Лев Шестов писал о Чехове, что он был врагом идей, мировоззрений и философий, но философствовал по-своему, на манер древних пророков — бился головой о стену. Но не заимствован ли этот способ философствования у подпольного человека? “Стена, значит, и есть стена...” Шестов описывал Чехова как своего предтечу, будучи сам доморощенным нашим экзистенциальным философом. Чехов писал Суворину, что хотел бы встретиться с Ницше “в вагоне или на пароходе и проговорить с ним целую ночь” (как встречаются чеховские персонажи где-нибудь в “Ариадне”). О философствующих же художниках, Достоевском с Толстым, отзывался, что они деспотичны, как генералы. Александр Суконик в другой своей работе назвал Чехова “русским Кьеркегором”3: как тот в Европе возник на фоне Гегеля как философского генерала, так Чехов явился в нашей литературе на фоне Толстого и Достоевского. И этот фон его мучил: в известном письме Суворину в 1892 году он признавался в “нашей” литературной импотенции на этом фоне. “Мы пишем жизнь такою, какая она есть, а дальше — ни тпрру ни ну...” Словно буквально цитирует из тех самых “Записок...”: “Вы обязаны принимать ее так, как она есть...” Ну “а дальше”? — вопрос от Чехова. Жизнь, единственная действительность, как она есть, — это было его больное место. Он утверждал почти программно эту формулу — и знал ее как рок и тупик своего искусства. Он был за выводы естественных наук и за дважды два, но действительность как она есть представала тоже перед ним как та самая стена, и он на удивление близко подпольному герою, столь чуждому ему персонажу, свое отчаяние художника формулировал. “Дальше хоть плетями нас стегайте...”
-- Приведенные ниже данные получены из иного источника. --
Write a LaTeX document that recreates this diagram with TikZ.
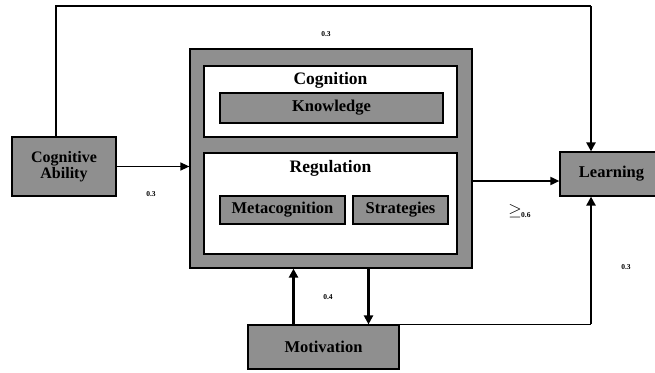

Да, как узел идейных нитей, расходящихся по пространству русской и европейской мысли-литературы, “Записки из подполья” еще не прочитаны. Но и прочитаны ли они как литературное целое?
Жанр их словно бы составной: в письмах в ходе создания автор называл первую часть диптиха статьей, вторую — повестью . Симбиоз литературных стихий в том роде, какая у Суконика в начале описана как “странная смесь” экзистенциальной философской литературы. Однако целое? Суконик заметил одно письмо Достоевского брату, истолковав его “в духе Вольтера”, и не обратил внимания на другое, где как раз объясняется “переход”, образующий целое: “Ты понимаешь, что такое переход в музыке. Точно так и тут. В 1-й главе, по-видимому, болтовня, но вдруг эта болтовня в последних 2-х главах разрешается неожиданной катастрофой”4.
Итак, Достоевский задумал конструкцию музыкальную . Александр Суконик ее понимает как ироническую . Не обсуждая по существу его собственную конструкцию, сооруженную в статье, отметим лишь, что для этой конструкции надо было пренебрежительно отнестись к “чисто литературной” части диптиха — “По поводу мокрого снега”. Надо увидеть ее как жалкую сентиментальную историю по контрасту с крупными мыслями философской части, “Подполья”. Пренебречь музыкальной связью и “переходом” частей. Надо называть героиню повести “проституткой” (что верно по факту), но не Лизой, чтобы стереть человеческую историю и “катастрофу” и свести их к мелодраматическому шаблону. Да, Достоевский ставит к этой истории эпиграф “из поэзии Н. А. Некрасова” и обрывает цитату своим “и т. д., и т. д., и т. д.”. Да, он этот “моралистский” сюжет “выворачивает”, но как он это делает? Cвоим обращением с эпиграфом из Некрасова и всем дальнейшим “чисто литературным” повествованием он отменяет, “снимает”, уничтожает самый этот сюжет, он ставит два человеческих существа в ситуацию, очищенную от атрибутов “экзальтированного” сюжета, сводит два существа на экзистенциальную очную ставку. “Мы два существа и сошлись в беспредельности... в последний раз в мире. Оставьте ваш тон и возьмите человеческий!” Так скажет Шатов Ставрогину, пробу же этой ситуации уже представила (как бы под маской знакомого сюжета) встреча двух существ в подпольных записках, и именно во второй их части. Лиза — не “проститутка” — кто она, “кающаяся блудница”, по сукониковской версии? Не то, до того далеко не то... Она — экзистенциальная героиня экзистенциальных “Записок...”. “Пришло мне тоже в взбудораженную мою голову, что роли ведь теперь окончательно переменились, что героиня теперь она...” Пусть читатель вспомнит вторую их встречу — собственно катастрофу. Она пришла его любить и, оскорбленная и раздавленная им, мимо этого, мимо всего противного в нем, приняла его как несчастного человека, но он такого утверждения любовью, в обход его самоутверждения, принять не смог. Вот катастрофа, и странно читать про “не такой уж значительный рассказ в духе раннего Достоевского”. По мне, потрясение этой сцены равно интеллектуальному потрясению от сильных мыслей о хрустальном дворце и стене, и два эти потрясения соотносятся “музыкально”.